The surrounding ruins in Cootens Bay — what used to be a sugar plantation, though two cannons that were discovered on the site raise eyebrows — indicate that many slaves once lived and worked in the area.
But H. Lavity Stoutt Community College President Dr. Janet Smith made clear that details about the gravesite and those buried there remain uncertain.
“The remains have not been confirmed to be those of slaves. It is also known that other persons have lived in the area over the years. Given Dr. Kent’s archaeological knowledge of slave burial grounds on Tortola, he believes the remains could be those of slaves,” she said in a written statement to the Beacon.
Though specifics about the now-unearthed burial ground have not been cemented, there are a few significant features about the site that could denote a slave cemetery.
For one, the only unusual items potentially marking the area are a small patch of lilies and a large head of coral, Dr. Kent said.
“These enslaved cemeteries would only be known to the people on the plantation. Enslaved people weren’t lavishly buried; ultimately there were no funeral markers or anything like that for them,” he said. “So lilies would be planted in those areas and just regenerate over time.”
During the plantation era, the dead were also typically buried in beachside locations because that land was deemed to be worthless agriculturally, he added. The cemetery hugging the coastline in Cane Garden Bay is one example of that practice.
“I’d imagine most of the North Shore is going to be replicated [with other burial sites], especially in the smaller bays. You know, they had to bury somewhere,” he said. “And because that land in between the beach and the fertile land area was useless, that’s essentially where they were doing it.”
Since the discovery of the bones, there has been much discussion between HLSCC and other groups about how to properly handle the remains and publicise their discovery.
The bones that have been safely taken off the beach are expected to be reinterred at some point in the future, but for now the college is awaiting further instruction from the Ministry of Education and Culture on how to move forward.
It’s an unprecedented situation for virtually everyone involved.
“Due respect for the dignity of the ancestors of the natives of the territory is a prime consideration,” Dr. Smith wrote. “The remains are therefore currently stored in a safe location and are being treated with this consideration in mind.”
Inevitably, Dr.
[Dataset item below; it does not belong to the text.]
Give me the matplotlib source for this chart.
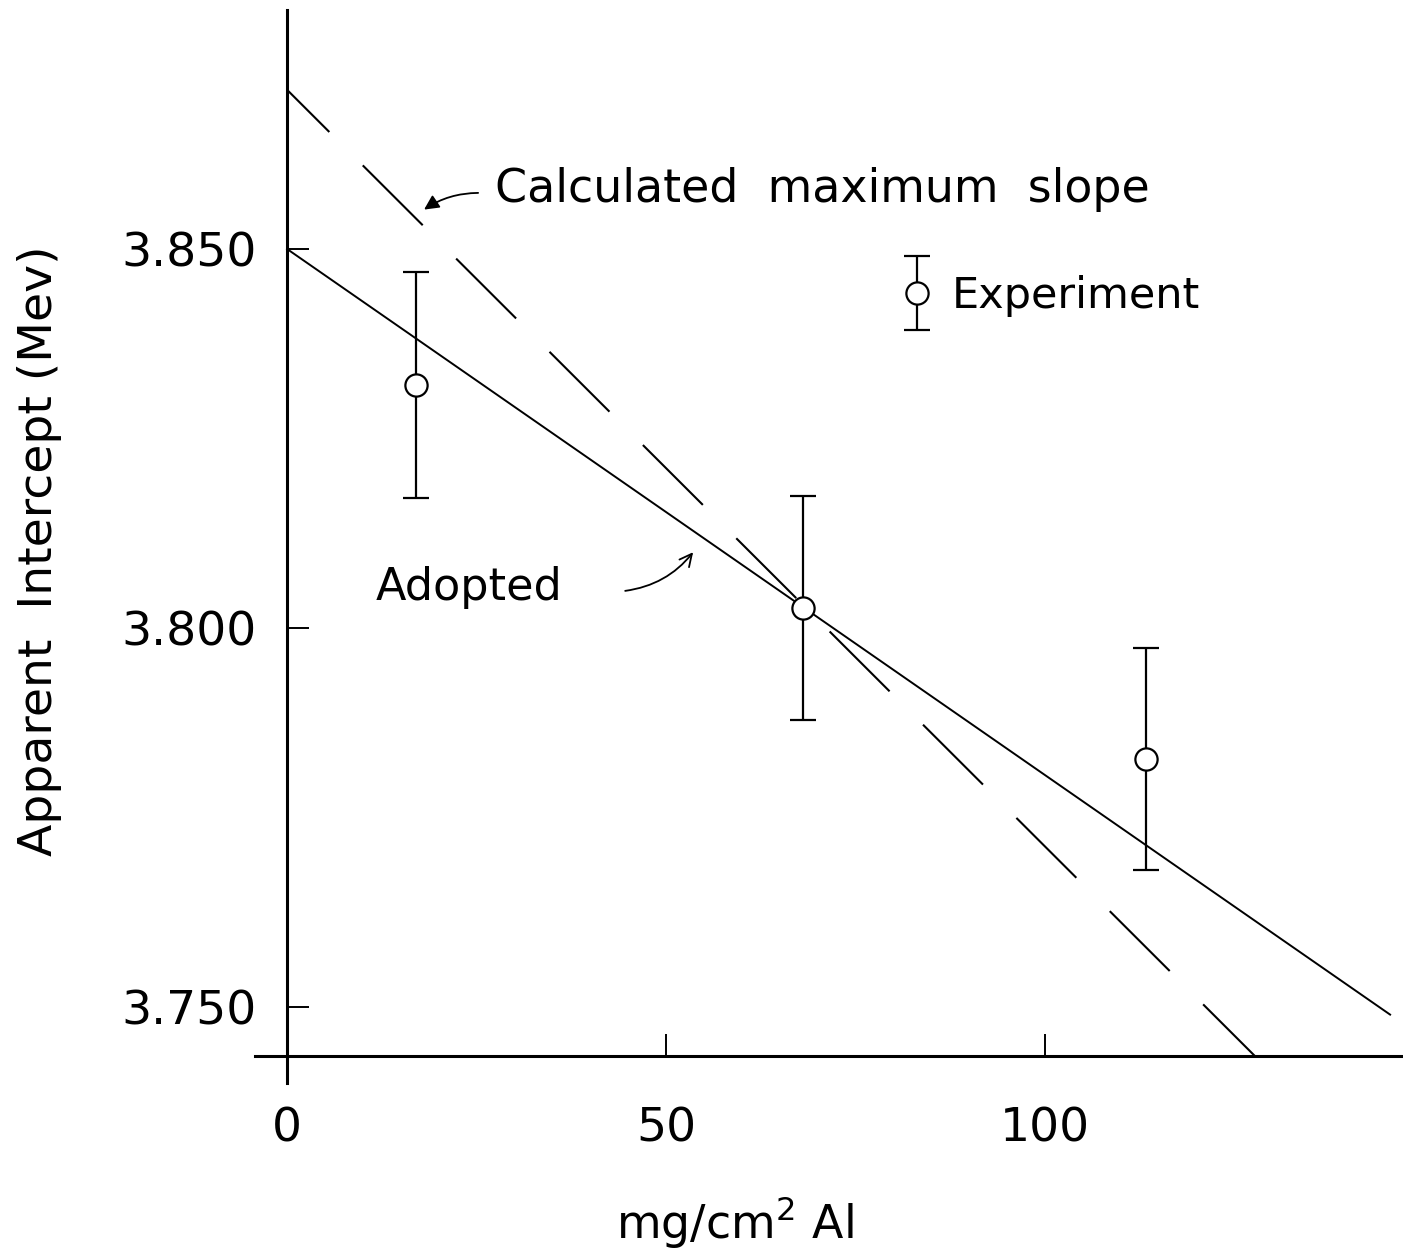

Kent said, it’s important to remember that the site represents a final resting place that was unfortunately disturbed.
“These people had a terrible life, an absolutely appalling life, and so their only refuge, their only peace, was in death. To be disturbed like that after — it’s a shame, it’s not right,” he said. “There’s nothing you can do about it: It’s a natural event that’s created this disinterment. But at least we can try and do the right thing by them.”